Read the newspapers, turn on the radio or television, and you'll get overwhelming evidence of something you probably already know: Times are tough. Unemployment is rising. Debt is rising. Credit is difficult to come by. And Americans are saving absolutely nothing. So what do you do? My philosophy in all sorts of tough times is to control the things you can control. You'll be surprised how much of a difference—both financially and emotionally—a few small moves will make.
Build a Cushion
Having an emergency fund to fall back on is going to help you sleep at night during the best of times, and in a shaky economy, it can be a real lifesaver, particularly if you lose your job. I usually suggest about three to six months of living expenses for a two-income family, and closer to six if you're single or your spouse doesn't work outside the home. In a downturn, you want to shoot for six no matter what your situation, particularly if you work in an industry that's likely to be hit hard—think financial services, real estate or retail.
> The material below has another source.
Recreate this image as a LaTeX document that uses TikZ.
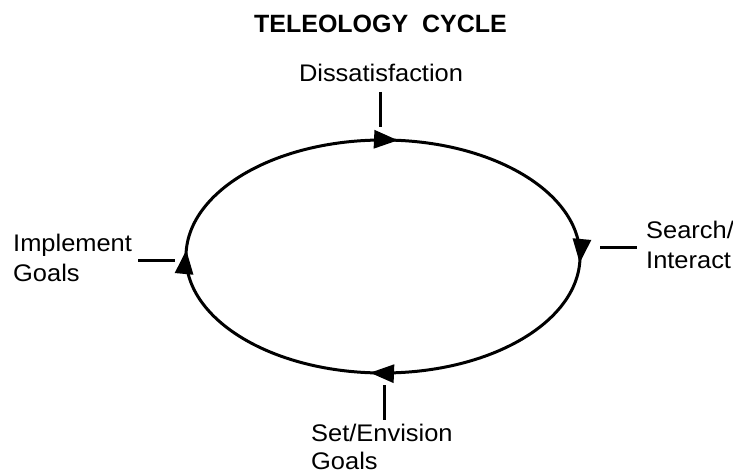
\documentclass[tikz,border=0pt]{standalone}
\usepackage{fontspec}
\setmainfont{Liberation Sans}
\newfontfamily\lblfont[FakeStretch=1.06]{Liberation Sans}
\usetikzlibrary{arrows.meta,decorations.markings}

\begin{document}
\begin{tikzpicture}[x=1pt,y=-1pt,
  cycleline/.style={line width=3pt},
  tick/.style={line width=3pt},
  lbl/.style={inner sep=0pt,anchor=north west,align=left,
    font=\lblfont\fontsize{24}{30}\selectfont},
  flow/.style={postaction={decorate},decoration={markings,
    mark=at position 0.0065 with {\arrow{Triangle[length=24pt,width=18pt]}},
    mark=at position 0.263 with {\arrow{Triangle[length=24pt,width=18pt]}},
    mark=at position 0.5065 with {\arrow{Triangle[length=24pt,width=18pt]}},
    mark=at position 0.765 with {\arrow{Triangle[length=24pt,width=18pt]}}}}]

\useasboundingbox (0,0) rectangle (733,476);

% title
\node[inner sep=0pt,anchor=base,font=\bfseries\fontsize{25}{30}\selectfont] (title) at (380.5,33) {TELEOLOGY~~CYCLE};

% the cycle, running clockwise
\draw[cycleline,flow] (383,256.5) ellipse [x radius=197, y radius=116.5];

% the four stages
\node[inner sep=0pt,anchor=base,font=\lblfont\fontsize{24}{30}\selectfont] (dis) at (381,82) {Dissatisfaction};
\node[lbl] (search) at (646,220.5) {Search/\\Interact};
\node[lbl,font=\lblfont\fontsize{24}{28}\selectfont] (setgoals) at (311,423.5) {Set/Envision\\Goals};
\node[lbl] (implement) at (13,234) {Implement\\Goals};

% marks between labels and cycle
\coordinate (distick) at (380,92);
\coordinate (searchtick) at (600,247);
\coordinate (settick) at (384,385);
\coordinate (impltick) at (138,260);

\draw[tick] (distick) -- ++(0,35);
\draw[tick] (searchtick) -- ++(37,0);
\draw[tick] (settick) -- ++(0,35);
\draw[tick] (impltick) -- ++(37,0);
\end{tikzpicture}
\end{document}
If that sounds like a lot of money, remember that we're talking about bare minimum living expenses here. If you're laid off, your spending is going to come to a screeching halt, meaning your emergency fund doesn't have to hold enough to cover your current lifestyle if it involves dining out every Friday night, a daily trip to the coffee shop and a family movie on Sundays. You just need to have enough to float the necessities: gas, bill payments and food.
So where do you stash the cash? An emergency fund is all about liquidity, so you want to put it where you can get to it easily, but that doesn't mean you shouldn'tearn some interest. Check out money market or high-interest savings accounts, particularly those that are housed exclusively online, then request an ATM card for easy access. But remember, this is for emergencies only, so no swinging by the bank on your way to the mall.
Chipping away at credit card and other high-interest debts during an economic downturn is your best investment. So how do you do it? You have to find wiggle room in your budget by looking at where your money is going and brainstorming ways to cut back. For the next two weeks, track every single penny that leaves your wallet, every swipe of your debit card. You'll be surprised at how much of your spending is discretionary—a sandwich here, a rented movie there. Once you see how the little things add up, you'll have an easier time throwing that cash toward your debts, where it can really have an impact on your balance sheet.
And if you think you've cut back on everything you can, remember that other, bigger items can be adjusted as well. Maybe this year, you pick a family vacation spot that's within driving distance rather than having to shell out for pricey plane tickets.
The easiest way to do this is with target-date retirement funds. These guys take most of the work off your shoulders and are offered by most major investment firms. So what are they? In a nutshell, you pick the fund that will mature closest to when you anticipate retiring—so if you're 35 years old, you want to select a fund with a target date of 2030.Then, it will rebalance itself over time, so you're investing aggressively in more stocks, less bonds while you're young, and as you age, the balance shifts to more bonds, less stocks.
If you want a little more control, a general formula for balancing your portfolio is to subtract your age from 100. The resulting number is the percentage of your money that you should have in stocks. One other thing: Don't try to time the market. History tells us that this never works, and the best strategy is just letting your money ride. If you start making moves, there's a good chance you'll end up selling low and buying high, which is the opposite of what you want. The market always rebounds, so sit tight.
I know, it's not quite that easy. But you can take a few steps to ensure that the odds are in your favor. When companies look to cut costs and, subsequently, people, they look at who's generating the most revenue. Are you having a positive impact on the company's bottom line? Be sure that you're working on important projects, and ask your boss if you can take on additional responsibilities. The key is to seem indispensable.
When all else fails, it doesn't hurt to have a headhunter at your fingertips in case so you can take action quickly in case things go wrong. And networking, always key to getting and keeping a good job, is even more important now. Show up to events, join an association—the idea is to keep your name and face fresh in the minds of decisionmakers.
What constitutes a good score has actually gone up, so you have to work a little harder to stay at the top of the class. Things like shopping for credit and high levels of debt all work against you, so keep them to a minimum.
Also, a good score means easy access to cash if you need it, and in these times, everyone should have a home equity line of credit in their back pocket in case of an emergency.